Despite some setbacks, like the time when Tucker’s dog accidentally knocked over a hard-drive in the studio, fully erasing the progress on three songs, the result is an album that feels like something Girlpool has been working towards their entire career. Forgiveness is dynamic in tone and scope, with songs ranging from the murky goth-pop of “Country Star” (Tucker: “that was basically a fantasy storyline I wrote about hooking up with a cowboy”), to the gorgeous and devastating ballad “Butterfly Bulletholes,” to the lead single “Faultlines,” which Tividad says she wrote in 30 minutes after waking up with a concerningly bad hangover.

“I felt this existential weight on my shoulders,” she says. “I felt like the way I was treating my body and mind was destroying me. I was reckoning with how the only thing that made me feel like life was worth living was ultimately degrading to my soul.”

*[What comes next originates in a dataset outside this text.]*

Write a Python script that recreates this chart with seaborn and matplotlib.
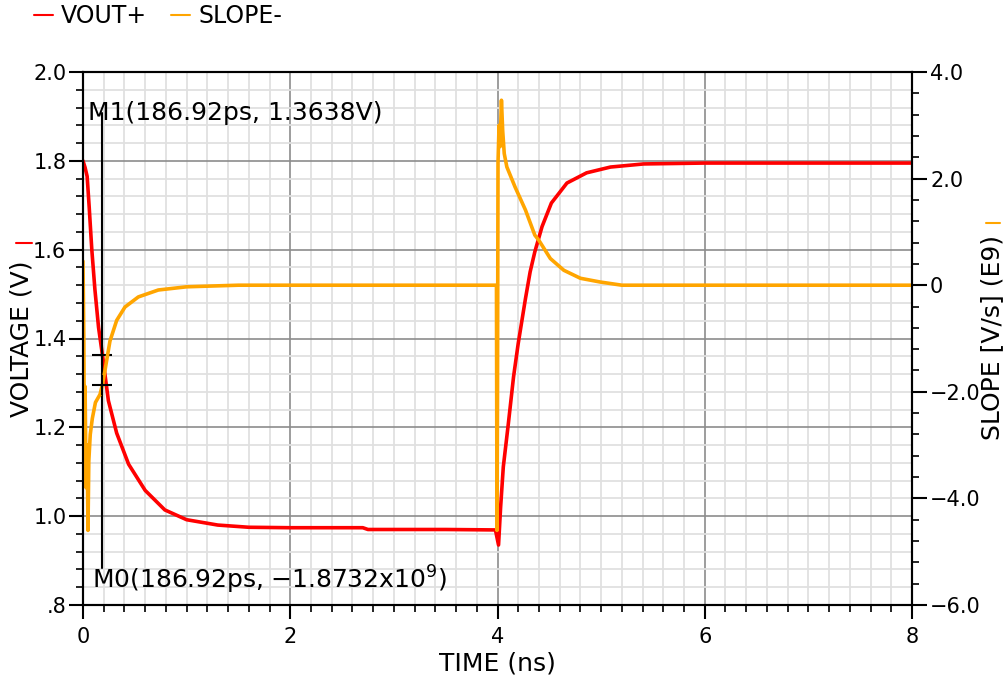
"""
VOUT+ / SLOPE- transient plot (dual axis), redrawn with seaborn + matplotlib
"""

import numpy as np
import pandas as pd
import matplotlib
matplotlib.use("Agg")
import matplotlib.pyplot as plt
from matplotlib.ticker import MultipleLocator, FixedLocator
from matplotlib.lines import Line2D
import seaborn as sns

# ----------------------------------------------------------------------------
# data (time in ns)
# ----------------------------------------------------------------------------
time_vout = [0.0, 0.02, 0.04, 0.06, 0.085, 0.115, 0.15, 0.18692, 0.245, 0.325,
             0.44, 0.6, 0.79, 1.0, 1.3, 1.6, 2.0, 2.7, 2.75, 3.5, 3.98, 4.01,
             4.03, 4.056, 4.105, 4.155, 4.2, 4.27, 4.315, 4.36, 4.43, 4.52,
             4.67, 4.86, 5.09, 5.41, 6.0, 7.0, 8.0]
vout = [1.80, 1.785, 1.765, 1.695, 1.60, 1.51, 1.425, 1.3638, 1.26, 1.187,
        1.117, 1.058, 1.014, 0.992, 0.98, 0.975, 0.974, 0.974, 0.970, 0.970,
        0.969, 0.935, 1.02, 1.111, 1.209, 1.314, 1.389, 1.49, 1.55, 1.595,
        1.652, 1.705, 1.75, 1.773, 1.786, 1.793, 1.795, 1.795, 1.795]

time_slope = [0.0, 0.008, 0.012, 0.02, 0.03, 0.04, 0.048, 0.056, 0.07, 0.09,
              0.12, 0.164, 0.18692, 0.212, 0.26, 0.325, 0.405, 0.534, 0.727,
              1.0, 1.5, 3.99, 3.995, 4.0, 4.005, 4.015, 4.025, 4.038, 4.05,
              4.065, 4.09, 4.17, 4.27, 4.36, 4.40, 4.51, 4.64, 4.80, 4.99,
              5.2, 8.0]
slope = [0.45, -1.0, -2.5, -1.9, -3.8, -3.0, -4.6, -3.3, -2.8, -2.5,
         -2.2, -2.05, -1.8732, -1.6, -1.05, -0.66, -0.41, -0.22, -0.09,
         -0.03, 0.0, 0.0, -4.6, -2.1, 2.3, 3.0, 2.6, 3.47, 2.9,
         2.47, 2.22, 1.84, 1.41, 0.94, 0.84, 0.5, 0.28, 0.13, 0.06,
         0.0, 0.0]

marker_t = 0.18692
marker_v = 1.3638
marker_s = -1.8732

volt_ticks = [0.8, 1.0, 1.2, 1.4, 1.6, 1.8, 2.0]
volt_labels = [".8", "1.0", "1.2", "1.4", "1.6", "1.8", "2.0"]
slope_ticks = [-6.0, -4.0, -2.0, 0.0, 2.0, 4.0]
slope_labels = ["\u22126.0", "\u22124.0", "\u22122.0", "0", "2.0", "4.0"]
time_ticks = [0, 2, 4, 6, 8]

RED = "#ff0000"
ORANGE = "#ffa500"

# ----------------------------------------------------------------------------
# styling
# ----------------------------------------------------------------------------
sns.set_theme(style="white")
plt.rcParams['font.family'] = ['DejaVu Sans']
plt.rcParams['axes.linewidth'] = 1.5
plt.rcParams['text.color'] = 'black'
plt.rcParams['axes.labelcolor'] = 'black'
plt.rcParams['xtick.color'] = 'black'
plt.rcParams['ytick.color'] = 'black'

fig = plt.figure(figsize=(10.08, 6.8), dpi=100)
ax = fig.add_axes([83 / 1008, 1 - 605 / 680, (912 - 83) / 1008, (605 - 72) / 680])
ax2 = ax.twinx()

df_v = pd.DataFrame({"TIME": time_vout, "VOUT+": vout})
df_s = pd.DataFrame({"TIME": time_slope, "SLOPE-": slope})

sns.lineplot(data=df_v, x="TIME", y="VOUT+", ax=ax, color=RED, lw=2.6,
             estimator=None, sort=False, legend=False)
sns.lineplot(data=df_s, x="TIME", y="SLOPE-", ax=ax2, color=ORANGE, lw=2.6,
             estimator=None, sort=False, legend=False)

# axes limits / ticks
ax.set_xlim(0, 8)
ax.set_ylim(0.8, 2.0)
ax2.set_ylim(-6.0, 4.0)

ax.xaxis.set_major_locator(FixedLocator(time_ticks))
ax.xaxis.set_minor_locator(MultipleLocator(0.2))
ax.yaxis.set_major_locator(FixedLocator(volt_ticks))
ax.yaxis.set_minor_locator(MultipleLocator(0.04))
ax.set_yticklabels(volt_labels)
ax.set_xticklabels([str(t) for t in time_ticks])

ax2.yaxis.set_major_locator(FixedLocator(slope_ticks))
ax2.yaxis.set_minor_locator(MultipleLocator(0.4))
ax2.set_yticklabels(slope_labels)

ax.grid(which="minor", color="#e0e0e0", lw=1.3)
ax.grid(which="major", color="#8c8c8c", lw=1.2)
ax.set_axisbelow(True)

ax.tick_params(which="major", direction="out", length=10, width=1.5,
               labelsize=15, pad=2, colors="black", left=True, bottom=True)
ax.tick_params(which="minor", direction="out", length=5, width=1.2,
               colors="black", left=True, bottom=True)
ax.tick_params(axis="x", which="major", pad=6)
ax2.tick_params(which="major", direction="out", length=11, width=1.5,
                labelsize=15, pad=2, colors="black", right=True)
ax2.tick_params(which="minor", direction="out", length=5, width=1.2,
                colors="black", right=True)

for sp in list(ax.spines.values()) + list(ax2.spines.values()):
    sp.set_color("black")
    sp.set_linewidth(1.5)

ax.set_xlabel("")
ax.set_ylabel("")
ax2.set_ylabel("")

# axis titles
fig.text(497 / 1008, 1 - 663 / 680, "TIME (ns)", ha="center", va="center",
         fontsize=18, color="black")
fig.text(22 / 1008, 1 - 339 / 680, "VOLTAGE (V)", ha="center", va="center",
         rotation=90, fontsize=18, color="black")
fig.text(992 / 1008, 1 - 338 / 680, "SLOPE [V/s] (E9)", ha="center",
         va="center", rotation=90, fontsize=18, color="black")
fig.add_artist(Line2D([16 / 1008, 32 / 1008], [1 - 243 / 680] * 2,
                      color=RED, lw=1.5, transform=fig.transFigure))
fig.add_artist(Line2D([986 / 1008, 1000 / 1008], [1 - 223 / 680] * 2,
                      color=ORANGE, lw=1.5, transform=fig.transFigure))

# markers M0 / M1
ax.axvline(marker_t, ymin=0.069, ymax=0.923, color="black", lw=1.5, zorder=5)
ax.plot([marker_t], [marker_v], marker="+", ms=14, mew=1.5, color="black",
        zorder=6)
ax2.plot([marker_t], [marker_s], marker="+", ms=14, mew=1.5, color="black",
         zorder=6)
ax.text(0.006, 0.923, f"M1({marker_t * 1000:.2f}ps, {marker_v:.4f}V)",
        transform=ax.transAxes, ha="left", va="center", fontsize=18,
        color="black", zorder=7)
ax.text(0.011, 0.047, f"M0({marker_t * 1000:.2f}ps, \u2212{abs(marker_s):.4f}x10$^9$)",
        transform=ax.transAxes, ha="left", va="center", fontsize=18,
        color="black", zorder=7)

# legend across the top
handles = [Line2D([], [], color=RED, lw=1.5), Line2D([], [], color=ORANGE, lw=1.5)]
leg = fig.legend(handles, ["VOUT+", "SLOPE-"], loc="upper left",
                 bbox_to_anchor=(34 / 1008, 1 - 4 / 680), ncol=2, frameon=False,
                 fontsize=17, handlelength=0.8, handletextpad=0.35,
                 columnspacing=1.0, borderpad=0, borderaxespad=0)
for txt in leg.get_texts():
    txt.set_color("black")

fig.savefig("out.png", dpi=100)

Forgiveness is a corporeal album, rooted in desire and flesh and absolution and transgression. The word “sin” appears on four separate songs; at one point, the band even considered calling the album Sin Boy

Instead, they landed on Forgiveness, which Tividad says better encapsulated “the vast emotional playground we were creating.” 

The idea of forgiveness also resonated with Tucker. “So much about pain and anger comes from lack of controlling [or] changing it, and the only thing that alleviates that is to forgive it and let it go,” he says.

“It’s the only way to escape, the opposite of resistance,” Tividad adds.

Tucker interjects with one final thought: “It’s the only way to move forward.”